### To be done
Write out each line of the listing as it stands, without the images.

-.-.-

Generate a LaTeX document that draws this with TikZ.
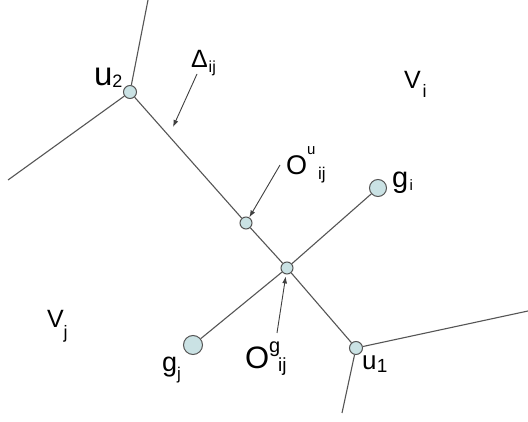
\documentclass[tikz,border=0pt]{standalone}
\usepackage{fontspec}
\setmainfont{Liberation Sans}
\usetikzlibrary{arrows.meta}
\definecolor{dotfill}{RGB}{202,226,228}
\definecolor{edgec}{RGB}{85,85,85}
\newcommand{\fs}[1]{\fontsize{#1}{#1}\selectfont}
\tikzset{
  pt/.style={circle, draw=edgec, line width=1pt, fill=dotfill, inner sep=0pt, minimum size=#1},
  edge/.style={draw=edgec, line width=1.1pt},
  ptr/.style={draw=black!75, line width=0.9pt, -{Latex[length=7pt,width=5pt]}},
  lbl/.style={anchor=base west, inner sep=0pt, outer sep=0pt}
}
\begin{document}
\begin{tikzpicture}[x=1pt,y=-1pt]
\fill[white] (0,0) rectangle (528,422);
\useasboundingbox (0,0) rectangle (528,422);
% free ends
\coordinate (top) at (148,0);
\coordinate (left) at (8,180);
\coordinate (right) at (528,311);
\coordinate (bottom) at (342,413);
% points
\node[pt=13pt] (u2) at (130,92) {};
\node[pt=12pt] (ou) at (246,223) {};
\node[pt=12pt] (og) at (287,268) {};
\node[pt=13pt] (u1) at (356,348) {};
\node[pt=17pt] (gi) at (378,188) {};
\node[pt=19pt] (gj) at (193,345) {};
% edges
\draw[edge] (u2) -- (top);
\draw[edge] (u2) -- (left);
\draw[edge] (u2) -- (ou);
\draw[edge] (ou) -- (og);
\draw[edge] (og) -- (u1);
\draw[edge] (u1) -- (right);
\draw[edge] (u1) -- (bottom);
\draw[edge] (gi) -- (og);
\draw[edge] (og) -- (gj);
% labels
\node[lbl] (lu2) at (94,86) {\fs{33}u\raisebox{-2pt}{\fs{18}2}};
\node[lbl] (lu1) at (362,370) {\fs{26}u\hspace{0.5pt}\raisebox{-3pt}{\fs{19}1}};
\node[lbl] (ldelta) at (191,68) {\fs{25}Δ\hspace{1pt}\raisebox{-5pt}{\fs{16}ij}};
\node[lbl] (lou) at (286,175) {\fs{27}O\rlap{\raisebox{20pt}{\fs{15}u}}\hspace{11pt}\raisebox{-5pt}{\fs{17}ij}};
\node[lbl] (log) at (245,368) {\fs{31}O\rlap{\raisebox{16pt}{\fs{20}g}}\hspace{9pt}\raisebox{-4pt}{\fs{19}ij}};
\node[lbl] (lgi) at (392,188) {\fs{29}g\hspace{1.5pt}\raisebox{-3pt}{\fs{15}i}};
\node[lbl] (lgj) at (162,372) {\fs{27}g\raisebox{-8pt}{\fs{17}j}};
\node[lbl] (lvi) at (404,89) {\fs{25}V\hspace{2pt}\raisebox{-9pt}{\fs{18}i}};
\node[lbl] (lvj) at (47,328) {\fs{25}V\raisebox{-11pt}{\fs{18}j}};
% pointer arrows
\coordinate (ad) at (197,74);
\coordinate (adend) at (173,127);
\coordinate (aou) at (280,165);
\coordinate (aog) at (277,333);
\draw[ptr] (ad) -- (adend);
\draw[ptr] (aou) -- (ou);
\draw[ptr, shorten >=2pt] (aog) -- (og);
\end{tikzpicture}
\end{document}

-.-.-

### Output below
Generate a LaTeX document that draws this with TikZ.
\documentclass[tikz,border=0pt]{standalone}
\usepackage{fontspec}
\setmainfont{Liberation Sans}
\usetikzlibrary{arrows.meta}
\definecolor{dotfill}{RGB}{202,226,228}
\definecolor{edgec}{RGB}{85,85,85}
\newcommand{\fs}[1]{\fontsize{#1}{#1}\selectfont}
\tikzset{
  pt/.style={circle, draw=edgec, line width=1pt, fill=dotfill, inner sep=0pt, minimum size=#1},
  edge/.style={draw=edgec, line width=1.1pt},
  ptr/.style={draw=black!75, line width=0.9pt, -{Latex[length=7pt,width=5pt]}},
  lbl/.style={anchor=base west, inner sep=0pt, outer sep=0pt}
}
\begin{document}
\begin{tikzpicture}[x=1pt,y=-1pt]
\fill[white] (0,0) rectangle (528,422);
\useasboundingbox (0,0) rectangle (528,422);
% free ends
\coordinate (top) at (148,0);
\coordinate (left) at (8,180);
\coordinate (right) at (528,311);
\coordinate (bottom) at (342,413);
% points
\node[pt=13pt] (u2) at (130,92) {};
\node[pt=12pt] (ou) at (246,223) {};
\node[pt=12pt] (og) at (287,268) {};
\node[pt=13pt] (u1) at (356,348) {};
\node[pt=17pt] (gi) at (378,188) {};
\node[pt=19pt] (gj) at (193,345) {};
% edges
\draw[edge] (u2) -- (top);
\draw[edge] (u2) -- (left);
\draw[edge] (u2) -- (ou);
\draw[edge] (ou) -- (og);
\draw[edge] (og) -- (u1);
\draw[edge] (u1) -- (right);
\draw[edge] (u1) -- (bottom);
\draw[edge] (gi) -- (og);
\draw[edge] (og) -- (gj);
% labels
\node[lbl] (lu2) at (94,86) {\fs{33}u\raisebox{-2pt}{\fs{18}2}};
\node[lbl] (lu1) at (362,370) {\fs{26}u\hspace{0.5pt}\raisebox{-3pt}{\fs{19}1}};
\node[lbl] (ldelta) at (191,68) {\fs{25}Δ\hspace{1pt}\raisebox{-5pt}{\fs{16}ij}};
\node[lbl] (lou) at (286,175) {\fs{27}O\rlap{\raisebox{20pt}{\fs{15}u}}\hspace{11pt}\raisebox{-5pt}{\fs{17}ij}};
\node[lbl] (log) at (245,368) {\fs{31}O\rlap{\raisebox{16pt}{\fs{20}g}}\hspace{9pt}\raisebox{-4pt}{\fs{19}ij}};
\node[lbl] (lgi) at (392,188) {\fs{29}g\hspace{1.5pt}\raisebox{-3pt}{\fs{15}i}};
\node[lbl] (lgj) at (162,372) {\fs{27}g\raisebox{-8pt}{\fs{17}j}};
\node[lbl] (lvi) at (404,89) {\fs{25}V\hspace{2pt}\raisebox{-9pt}{\fs{18}i}};
\node[lbl] (lvj) at (47,328) {\fs{25}V\raisebox{-11pt}{\fs{18}j}};
% pointer arrows
\coordinate (ad) at (197,74);
\coordinate (adend) at (173,127);
\coordinate (aou) at (280,165);
\coordinate (aog) at (277,333);
\draw[ptr] (ad) -- (adend);
\draw[ptr] (aou) -- (ou);
\draw[ptr, shorten >=2pt] (aog) -- (og);
\end{tikzpicture}
\end{document}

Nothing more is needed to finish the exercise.